July 22, 2008

The Mayor of Television Blog


Mad damage

It's about time.

The fact that "Mad Men" and "Damages" both copped Emmy nominations in the best drama series category -- and, in the process, became the first basic-cable shows to earn a nomination in the most prestigious category -- is significant, but equally significant is the fact that it took so long for basic cable to break through in this category.

There have long been deserving basic cable shows that never broke through to TV's highest honor -- think "Rescue Me" or "Battlestar Galactica." The fact that it took mountains of critical hype and a couple of Golden Globes in AMC's "Mad Men's" case and stars of the caliber of Glenn Close and Ted Danson and an ingenious storyline in the case of FX's "Damages" doesn't so much prove that the Academy of Television Arts & Sciences has finally absorbed a cutting-edge aesthetic sensibility as that it finally quit resisting the inevitable: Basic cable programming can be far superior to that on the broadcast networks.

Overall, the academy did what it has always done best: the same- old, same-old. Showtime's "Dexter" joined "Mad Men" and "Damages" in the best drama series category, but all the other nominees there and in best comedy series are veteran nominees. ("Boston Legal" was nominated, yet again, proving it to be the beast that simply cannot be killed.) Both ABC's "Pushing Daisies" and HBO's "Flight of the Conchords" -- a couple of the freshest, funniest shows currently on the air -- managed to earn nominations for both writing and directing, and yet somehow got snubbed in the comedy series category in favor of perennially nominated shows that seem to be phoning it in ("Two and a Half Men,""Entourage"). "Pushing Daisies" did manage a couple of acting nominations, for Lee Pace and Kristin Chenoweth.

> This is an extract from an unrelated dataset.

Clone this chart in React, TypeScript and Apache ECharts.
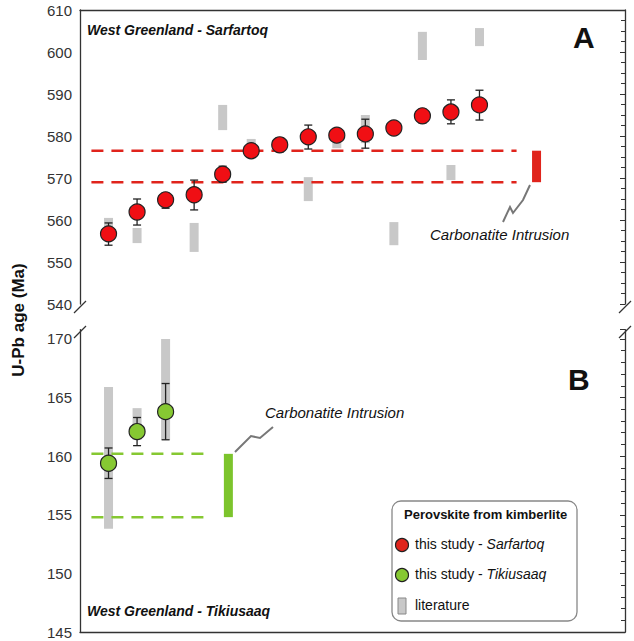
import { useEffect, useRef } from 'react';
import * as echarts from 'echarts';

// panel A (Sarfartoq): sample index, age, error low/high
const sarIdx = [1, 2, 3, 4, 5, 6, 7, 8, 9, 10, 11, 12, 13, 14];
const sarAge = [556.7, 561.9, 564.8, 566, 570.9, 576.5, 577.9, 579.8, 580.2, 580.5, 581.9, 584.8, 585.7, 587.4];
const sarLow = [554, 558.8, 562.8, 562.4, 569, 575, 576.2, 576.9, 578.8, 577.1, 581.2, 583.1, 582.9, 583.8];
const sarHigh = [559.3, 565, 566.4, 569.5, 572.8, 578.1, 579.5, 582.6, 581.6, 584, 582.6, 586.4, 588.6, 590.9];
// literature ranges panel A: [index, min, max]
const sarLit: number[][] = [
  [1, 557.6, 560.5], [2, 554.5, 558.1], [4, 552.4, 559.3], [5, 581.4, 587.4], [6, 577.4, 579.3],
  [8, 564.5, 570.2], [9, 577.1, 579], [10, 578.3, 585], [11, 554, 559.5], [12, 598.1, 604.8],
  [13, 569.5, 573.1], [14, 601.4, 605.7],
];
const sarIntrusion = [569, 576.5];

// panel B (Tikiusaaq)
const tikIdx = [1, 2, 3];
const tikAge = [159.4, 162.1, 163.8];
const tikLow = [158.1, 160.9, 161.4];
const tikHigh = [160.7, 163.3, 166.2];
const tikLit: number[][] = [[1, 153.8, 165.9], [2, 161.4, 164.1], [3, 161.4, 170]];
const tikIntrusion = [154.8, 160.2];

const RED = '#f00f14';
const GREEN = '#86c832';
const GREY = '#c8c8c8';
const AXIS = '#333';
const FONT = 'Arial, "Liberation Sans", sans-serif';

function errBars(xi: number, yi: number, idx: number[], lo: number[], hi: number[]) {
  return {
    type: 'custom', xAxisIndex: xi, yAxisIndex: yi, z: 3,
    data: idx.map((x, i) => [x, lo[i], hi[i]]),
    renderItem: (_p: any, api: any) => {
      const a = api.coord([api.value(0), api.value(1)]);
      const b = api.coord([api.value(0), api.value(2)]);
      const s = { stroke: '#222', lineWidth: 1.3 };
      return {
        type: 'group', children: [
          { type: 'line', shape: { x1: a[0], y1: a[1], x2: b[0], y2: b[1] }, style: s },
          { type: 'line', shape: { x1: a[0] - 4, y1: a[1], x2: a[0] + 4, y2: a[1] }, style: s },
          { type: 'line', shape: { x1: b[0] - 4, y1: b[1], x2: b[0] + 4, y2: b[1] }, style: s },
        ],
      };
    },
  };
}

function rects(xi: number, yi: number, data: number[][], color: string, z: number) {
  return {
    type: 'custom', xAxisIndex: xi, yAxisIndex: yi, z,
    data,
    renderItem: (_p: any, api: any) => {
      const a = api.coord([api.value(0), api.value(2)]);
      const b = api.coord([api.value(0), api.value(1)]);
      return { type: 'rect', shape: { x: a[0] - 4.5, y: a[1], width: 9, height: b[1] - a[1] }, style: { fill: color } };
    },
  };
}

function dashed(xi: number, yi: number, x0: number, x1: number, y: number, color: string) {
  return {
    type: 'line', xAxisIndex: xi, yAxisIndex: yi, symbol: 'none', z: 2,
    data: [[x0, y], [x1, y]],
    lineStyle: { color, width: 2.5, type: [12, 8] },
  };
}

export default function App() {
  const ref = useRef<HTMLDivElement>(null);
  useEffect(() => {
    if (!ref.current) return;
    const chart = echarts.init(ref.current, undefined, { renderer: 'svg' });
    const xAx = (gi: number, pos: string) => ({
      type: 'value', gridIndex: gi, min: 0, max: 19.1, position: pos,
      axisLine: { show: true, onZero: false, lineStyle: { color: AXIS, width: 1.3 } },
      axisTick: { show: false }, axisLabel: { show: false }, splitLine: { show: false },
    });
    const yLeft = (gi: number, min: number, max: number, interval: number) => ({
      type: 'value', gridIndex: gi, min, max, interval, position: 'left',
      axisLine: { show: true, lineStyle: { color: AXIS, width: 1.3 } },
      axisTick: { show: false }, splitLine: { show: false },
      axisLabel: { color: '#333', fontSize: 15, fontFamily: FONT, margin: 8, showMaxLabel: max % interval === 0 },
    });
    const yRight = (gi: number, min: number, max: number, interval: number, split: number) => ({
      type: 'value', gridIndex: gi, min, max, interval, position: 'right',
      axisLine: { show: true, lineStyle: { color: AXIS, width: 1.3 } },
      axisTick: { show: true, inside: true, length: 5, lineStyle: { color: AXIS } },
      minorTick: { show: true, splitNumber: split, length: 4, lineStyle: { color: AXIS } },
      axisLabel: { show: false }, splitLine: { show: false },
    });
    const itemStyle = (c: string) => ({ color: c, borderColor: '#222', borderWidth: 1.2, opacity: 1 });
    const txt = (x: number, y: number, text: string, font: any) =>
      ({ type: 'text', x, y, z: 60, style: { text, fill: '#111', fontFamily: FONT, ...font } });
    const brk = (x: number, y: number) => ({ type: 'line', z: 60, shape: { x1: x - 6, y1: y + 6, x2: x + 6, y2: y - 6 }, style: { stroke: AXIS, lineWidth: 1.3 } });
    chart.setOption({
      animation: false,
      grid: [
        { left: 80, right: 9, top: 10, height: 294 },
        { left: 80, right: 9, top: 329.6, height: 302.4 },
      ],
      xAxis: [xAx(0, 'top'), xAx(1, 'bottom')],
      yAxis: [
        yLeft(0, 540, 610, 10), yRight(0, 540, 610, 10, 4),
        yLeft(1, 145, 170.8, 5), yRight(1, 145, 170.8, 5, 5),
      ],
      series: [
        rects(0, 0, sarLit, GREY, 1),
        rects(0, 0, [[16, sarIntrusion[0], sarIntrusion[1]]], '#e0241c', 2),
        dashed(0, 0, 0.4, 15.3, sarIntrusion[0], '#e0241c'),
        dashed(0, 0, 0.4, 15.3, sarIntrusion[1], '#e0241c'),
        errBars(0, 0, sarIdx, sarLow, sarHigh),
        { type: 'scatter', xAxisIndex: 0, yAxisIndex: 0, z: 4, symbolSize: 16, itemStyle: itemStyle(RED), data: sarIdx.map((x, i) => [x, sarAge[i]]) },
        rects(1, 2, tikLit, GREY, 1),
        rects(1, 2, [[5.2, tikIntrusion[0], tikIntrusion[1]]], '#7cc42c', 2),
        dashed(1, 2, 0.4, 4.5, tikIntrusion[0], GREEN),
        dashed(1, 2, 0.4, 4.5, tikIntrusion[1], GREEN),
        errBars(1, 2, tikIdx, tikLow, tikHigh),
        { type: 'scatter', xAxisIndex: 1, yAxisIndex: 2, z: 4, symbolSize: 16, itemStyle: itemStyle(GREEN), data: tikIdx.map((x, i) => [x, tikAge[i]]) },
      ],
      graphic: [
        { type: 'rect', left: 40, top: 312, shape: { width: 600, height: 14 }, style: { fill: '#fff' }, z: 50 },
        brk(80, 307), brk(625, 307), brk(80, 332), brk(625, 332),
        txt(87, 23, 'West Greenland - Sarfartoq', { fontSize: 14, fontWeight: 'bold', fontStyle: 'italic' }),
        txt(87, 604, 'West Greenland - Tikiusaaq', { fontSize: 14, fontWeight: 'bold', fontStyle: 'italic' }),
        txt(573, 22, 'A', { fontSize: 30, fontWeight: 'bold' }),
        txt(568, 364, 'B', { fontSize: 30, fontWeight: 'bold' }),
        txt(430, 227, 'Carbonatite Intrusion', { fontSize: 15, fontStyle: 'italic' }),
        txt(265, 405, 'Carbonatite Intrusion', { fontSize: 15, fontStyle: 'italic' }),
        { type: 'polyline', shape: { points: [[530, 185], [523, 200], [513, 213], [510, 207], [503, 222]] }, style: { stroke: '#777', lineWidth: 2, fill: 'none' } },
        { type: 'polyline', shape: { points: [[235, 452], [251, 436], [260, 438], [273, 427]] }, style: { stroke: '#777', lineWidth: 2, fill: 'none' } },
        { type: 'text', x: 18, y: 320, z: 60, rotation: Math.PI / 2, style: { text: 'U-Pb age (Ma)', fontSize: 17, fontWeight: 'bold', fontFamily: FONT, fill: '#111', align: 'center', verticalAlign: 'middle' } },
        { type: 'rect', shape: { x: 392, y: 501, width: 185, height: 120, r: 9 }, style: { fill: '#fff', stroke: '#888', lineWidth: 1.3 } },
        txt(404, 508, 'Perovskite from kimberlite', { fontSize: 13, fontWeight: 'bold' }),
        { type: 'circle', z: 60, shape: { cx: 402, cy: 545, r: 6.5 }, style: { fill: '#e0241c', stroke: '#222', lineWidth: 1.2 } },
        { type: 'circle', z: 60, shape: { cx: 402, cy: 575, r: 6.5 }, style: { fill: GREEN, stroke: '#222', lineWidth: 1.2 } },
        { type: 'rect', z: 60, shape: { x: 398, y: 598, width: 8, height: 16 }, style: { fill: GREY, stroke: '#888', lineWidth: 1 } },
        { type: 'text', x: 415, y: 537, z: 60, style: { rich: { n: { fontSize: 14, fontFamily: FONT, fill: '#111' }, i: { fontSize: 14, fontFamily: FONT, fill: '#111', fontStyle: 'italic' } }, text: '{n|this study - }{i|Sarfartoq}' } },
        { type: 'text', x: 415, y: 567, z: 60, style: { rich: { n: { fontSize: 14, fontFamily: FONT, fill: '#111' }, i: { fontSize: 14, fontFamily: FONT, fill: '#111', fontStyle: 'italic' } }, text: '{n|this study - }{i|Tikiusaaq}' } },
        txt(415, 598, 'literature', { fontSize: 14 }),
      ],
    });
    return () => chart.dispose();
  }, []);
  return <div ref={ref} style={{ position: 'absolute', left: 0, top: 0, width: 634, height: 641 }} />;
}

Despite the "Wire" snub, HBO again dominated, with 85 nominations, 23 alone for its miniseries "John Adams." It got 22 of the 30 possible nominations in the movie/miniseries acting, writing and directing categories. You almost wonder why anyone else bothers in those categories.

NBC's "30 Rock" led all series with 17 nominations, including seven in the guest-actor categories, which apparently means no other show on TV can cast guest stars capably, or that "30 Rock's" stunt casting just works particularly well (and my favorite "30 Rock" guest -- Matthew Broderick as the nebbishy Washington crony -- didn't even get nominated). What does this show have to do to get people to watch it?

Still, perhaps this is the turning point for the Emmys. AMC won a total of 20 nominations, the most of any basic cable network, led by "Mad Men's" 16 (the most of any drama); its edgy "Breaking Bad" even managed four nominations, including Bryan Cranston for best actor in a drama. FX earned a total of 11 nominations, including seven for "Damages" and a couple apiece for "Rescue Me" and "Nip/Tuck."

Now that ATAS has finally recognized what a lot of people have been saying for years -- the quality shows have migrated to cable, both basic and premium -- the broadcast networks find themselves in even more of a quandary. They've been sliding in the ratings in recent years, losing ever more viewers to cable, but when they've tried to develop shows as quirky and distinctive as those on cable, they've discover that the cable-size ratings that accompany such shows don't really work for them. They've been able to find solace, such as it is, in the fact that they've still managed to dominate the major categories at the Emmys. Now, that, too, is changing.

How can the broadcast networks remain relevant with top-notch programming and still retain the levels of viewership they need to remain financially viable? Based on what we've seen of their 2008- 09 schedules, they have yet to figure that out.